Timmy Mallett is one of those horribly British professional funsters who seem to find employment as DJs and TV hosts and then worm their way to the heart of the UK’s pop culture. Pop, and life, is for them a kind of cosmic struggle between the serious and the fun, and it’s their duty to take balancing action any time the former seems like winning. So when pop in 1990 showed signs of being vibrant, original, and relevant to its audience it fell to Timmy to enter the studio and produce a record of such thundering witlessness it could ruin a whole year at a stroke.
“Itsy Bitsy Teeny Weeny” is that single. The second Brian Hyland cover to top the chart in little over a year, its original is a chirpy bit of beach kitsch, annoying, utterly undeserving of revival, but not atrocious. Mallett improves on it in only one way – trading up the schoolmarmish “one two three four” vocals for something more giggly. In every other sense this is a horror show. The pin-up cheekiness of the song is swapped for Mallett’s mocking leer, as he takes an Aslanesque relish in knocking pubescent vanity down a peg. Hyland made the song a silly high school anecdote, but for Mallett that’s too subtle. The Mallettian kind of fun is like an ideological tyrant, one which turns allies into enemies and liquidates them. Joy, summer, music, sex, pop and finally playfulness itself – all remorselessly ground down into abstract unthinking FUN as this ghastly record trots on.
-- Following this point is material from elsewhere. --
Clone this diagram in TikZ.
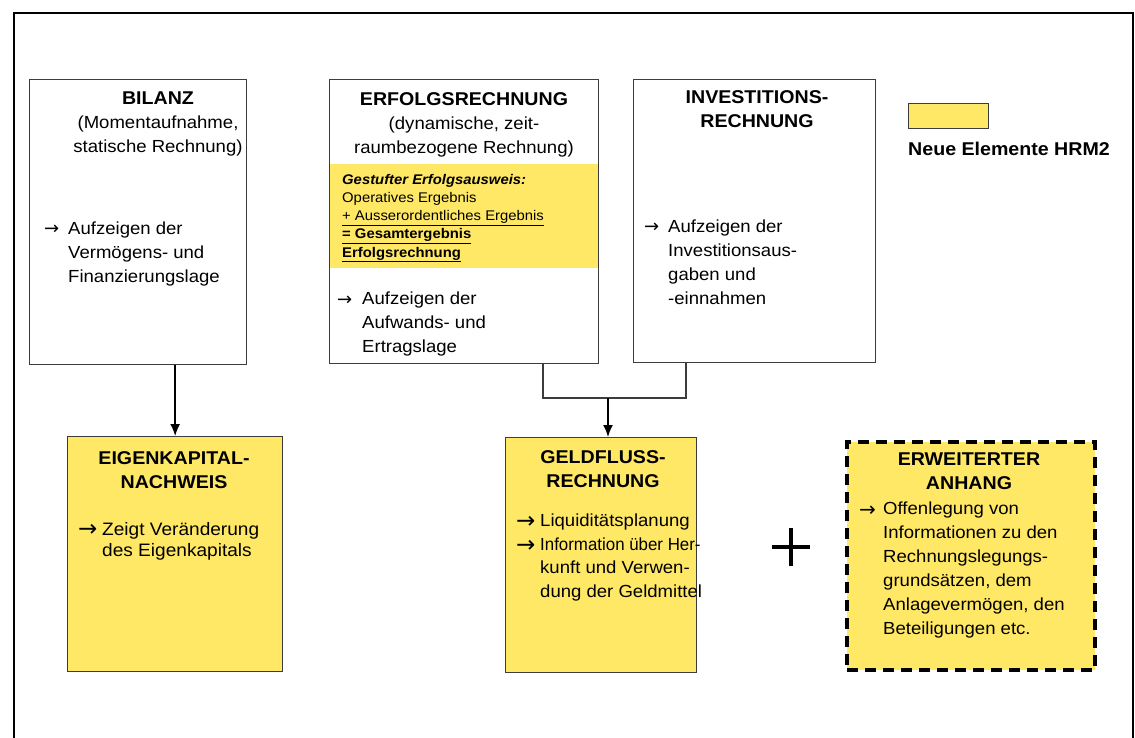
\documentclass[tikz,border=0pt]{standalone}
\usepackage{fontspec}
\setmainfont[FakeStretch=1.06]{Liberation Sans}
\newfontfamily\arrowfont{DejaVu Sans}
\usetikzlibrary{arrows.meta, positioning, calc}

\definecolor{hrmyellow}{RGB}{255,232,102}
\definecolor{boxgray}{RGB}{60,60,60}

\tikzset{
  box/.style={draw=boxgray, line width=1.3pt, anchor=north west, inner sep=0pt},
  newbox/.style={box, fill=hrmyellow},
  headtext/.style={anchor=north, align=center, inner sep=0pt, font=\fontsize{18.5}{24}\selectfont\bfseries},
  bodytext/.style={anchor=north west, align=left, inner sep=0pt, font=\fontsize{17.5}{24}\selectfont},
  bullet/.style={anchor=base west, inner sep=0pt, font=\fontsize{18}{24}\selectfont\arrowfont},
  bigbullet/.style={anchor=base west, inner sep=0pt, font=\fontsize{23}{24}\selectfont\arrowfont},
  bandtext/.style={anchor=north west, align=left, inner sep=0pt, font=\fontsize{14}{18.2}\selectfont}
}

\begin{document}
\begin{tikzpicture}[x=1pt, y=-1pt, >={Latex[length=12pt,width=10pt]}]
    \useasboundingbox (0,0) rectangle (1135,738);

    % Outer frame
    \draw[line width=2pt] (14,738) -- (14,13) -- (1133,13) -- (1133,738);

    % Upper row: Bilanz, Erfolgsrechnung, Investitionsrechnung
    \node[box, minimum width=217, minimum height=285] (bilanz) at (29,79) {};
    \node[anchor=north, align=center, inner sep=0pt, font=\fontsize{17.5}{24}\selectfont] (bilanzhead) at (158,92)
        {{\fontsize{18.5}{24}\selectfont\bfseries BILANZ}\\(Momentaufnahme,\\statische Rechnung)};
    \node[bullet] (bilanzarr) at (44,235) {→};
    \node[bodytext] (bilanztxt) at (68,222) {Aufzeigen der\\Vermögens- und\\Finanzierungslage};

    \node[anchor=north west, fill=hrmyellow, inner sep=0pt, minimum width=269, minimum height=104] (erfband) at (329,164) {};
    \node[box, minimum width=269, minimum height=284] (erfolg) at (329,79) {};
    \node[anchor=north, align=center, inner sep=0pt, font=\fontsize{17.5}{24}\selectfont] (erfolghead) at (464,92)
        {{\fontsize{18.5}{24}\selectfont\bfseries ERFOLGSRECHNUNG}\\(dynamische, zeit-\\raumbezogene Rechnung)};
    \node[bandtext] (erfbandtxt) at (342,174)
        {\textbf{\textit{Gestufter Erfolgsausweis:}}\\Operatives Ergebnis\\\underline{+ Ausserordentliches Ergebnis}\\\underline{\textbf{= Gesamtergebnis}}\\\underline{\textbf{Erfolgsrechnung}}};
    \node[bullet] (erfolgarr) at (337,305) {→};
    \node[bodytext] (erfolgtxt) at (362,292) {Aufzeigen der\\Aufwands- und\\Ertragslage};

    \node[box, minimum width=242, minimum height=283] (invest) at (633,79) {};
    \node[headtext] (investhead) at (757,90) {INVESTITIONS-\\RECHNUNG};
    \node[bullet] (investarr) at (644,233) {→};
    \node[bodytext] (investtxt) at (668,220) {Aufzeigen der\\Investitionsaus-\\gaben und\\-einnahmen};

    % Legend
    \node[anchor=north west, draw=boxgray, line width=1.2pt, fill=hrmyellow, inner sep=0pt, minimum width=80, minimum height=25] (legendbox) at (908,103) {};
    \node[anchor=north west, inner sep=0pt, font=\fontsize{18.5}{24}\selectfont\bfseries] (legendtxt) at (908,142) {Neue Elemente HRM2};

    % Lower row: new elements
    \node[newbox, minimum width=215, minimum height=235] (eigen) at (67,436) {};
    \node[headtext] (eigenhead) at (174,451) {EIGENKAPITAL-\\NACHWEIS};
    \node[bigbullet] (eigenarr) at (78,536.5) {→};
    \node[bodytext, font=\fontsize{18}{21}\selectfont] (eigentxt) at (102,522) {Zeigt Veränderung\\des Eigenkapitals};

    \node[newbox, minimum width=191, minimum height=235] (geld) at (505,437) {};
    \node[headtext] (geldhead) at (603,450) {GELDFLUSS-\\RECHNUNG};
    \node[bigbullet] (geldarra) at (516,528.5) {→};
    \node[bigbullet] (geldarrb) at (516,552) {→};
    \node[bodytext, font=\fontsize{17.5}{23.5}\selectfont] (geldtxt) at (540,514)
        {Liquiditätsplanung\\\scalebox{0.91}[1]{Information über Her-}\\kunft und Verwen-\\dung der Geldmittel};

    \node[newbox, dashed, draw=black, line width=4pt, dash pattern=on 11pt off 7pt, minimum width=248, minimum height=228] (anhang) at (845,440) {};
    \node[headtext] (anhanghead) at (969,453) {ERWEITERTER\\ANHANG};
    \node[bullet, font=\fontsize{20}{24}\selectfont\arrowfont] (anhangarr) at (859,516) {→};
    \node[bodytext] (anhangtxt) at (883,502) {Offenlegung von\\Informationen zu den\\Rechnungslegungs-\\grundsätzen, dem\\Anlagevermögen, den\\Beteiligungen etc.};

    % Plus sign
    \draw[line width=4.5pt] (772,547) -- (810,547);
    \draw[line width=4.5pt] (791,528) -- (791,566);

    % Connectors
    \draw[->, line width=1.6pt] (bilanz.south -| eigen.north) -- (eigen.north);
    \coordinate (erfout) at (543,363);
    \coordinate (invout) at (686,362);
    \coordinate (join) at (608,398);
    \draw[boxgray, line width=1.2pt] (erfout) |- (join) -| (invout);
    \draw[->, line width=1.6pt] (join) -- (join |- geld.north);
\end{tikzpicture}
\end{document}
It had one practical effect: it immediately made unusable a whole category of overdone but not hateful samples, staples of chart dance records up to this point. “I LIKE it”, “Woo! Yea!”, “uh YEAH” – all put beyond use by this record. To this day, I flinch when I hear “Uno! Dos! Uno dos tres quatro!”. As it happened, the funster class was about to face a crisis of sorts, but they had a few more chances to horrify us first.